I impose all that on you just so you know I'm not just another armchair quarterback. I know and love RPGs.
From here on, if I say, 'Fallout' I'm talking about the new iteration of the franchise (F3 and FNV). Sorry, Gizmo!
So, the Perks as Skills question: First, we don't know how it will be implemented. All our discussions are conjecture. Beth, whatever their faults, are masters of addiction. They know how to hook people into playing their games again and again. So I trust them to have given much thought to any changes they've made; it's easy to pick on individual components of their game systems but on the whole they provide good gaming experiences (YMMV, of course).

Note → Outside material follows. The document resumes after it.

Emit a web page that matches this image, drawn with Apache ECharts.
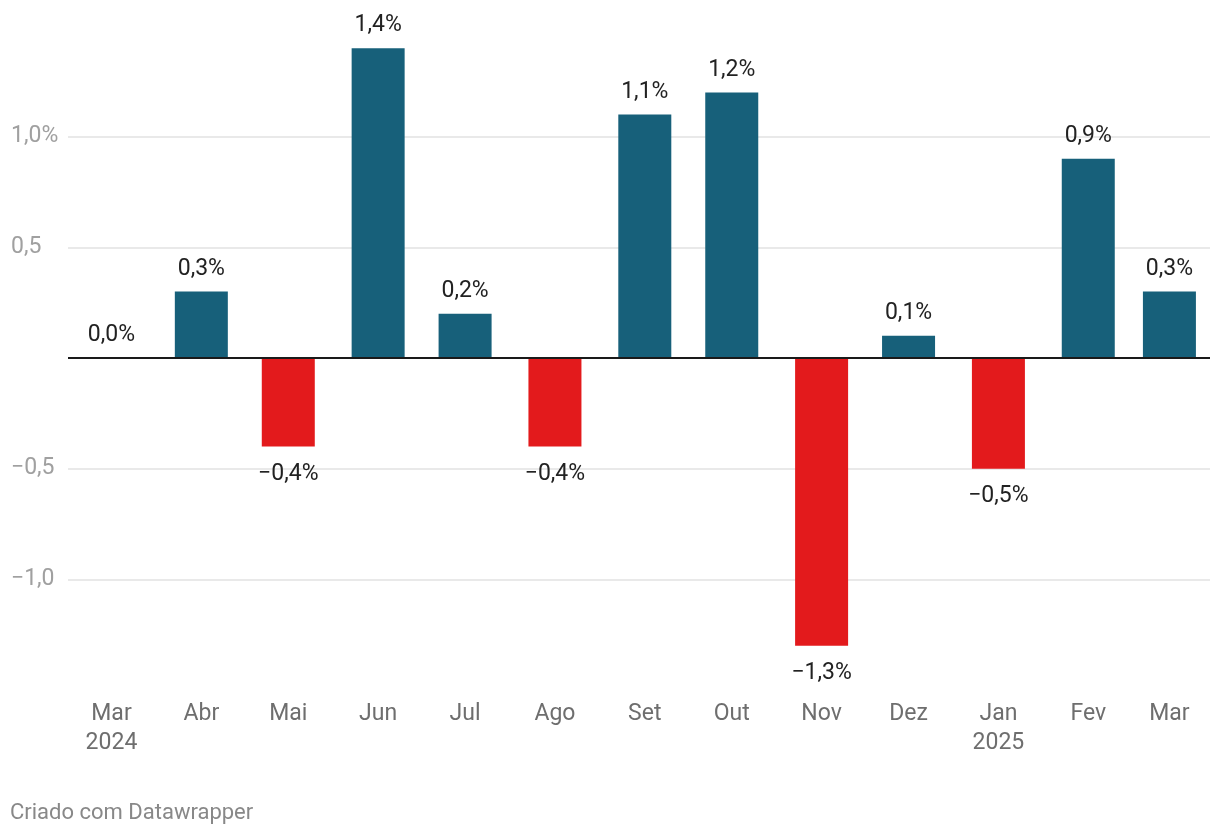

I'll miss that list of Fallout Skills; it was a handy progression barometer (at low levels, at least...). But I've devoted a fair amount of thought to the hypothetical Perks as Skills system, striving to keep an open mind, and I think it might work. Looking at discussions of the numbers, it seems like it might actually result in more focused characters. That's a good thing, surely? Isn't that why we're here, to play a unique character of our devising (origin story notwithstanding... I'm hoping there's a vault gate hard save so we can skip the intro on replays)? The old jack of all trades might be extremely difficult to pull off (on at least one playthrough I'll try, of course, because nerd) so that's a good thing, too.
Anyway, I'm guardedly optimistic. I've seen RPG franchises come and go, I've seen them mutate. Change is the nature of the beast. The Fallout franchise has wandered far, gameplay-wise, from the days of the original games. Only an idiot would deny this. If I had to classify it I'd call it an Action-RPG. In terms of the market and what the majority of gamers seem to be asking for, it's the next logical progression. As a dork who spends nearly as much time in menus as I do playing the game (and as someone who dislikes shooters), I have my fingers crossed that the new features will entertain me enough that I don't miss what's been left behind.
So, whatever shortcuts and streamlining they employ, and no matter how much it offends our old-school sensibilities, I am optimistic that the result might be fun and entertaining characters. Fingers crossed. I guess we'll know in a few months.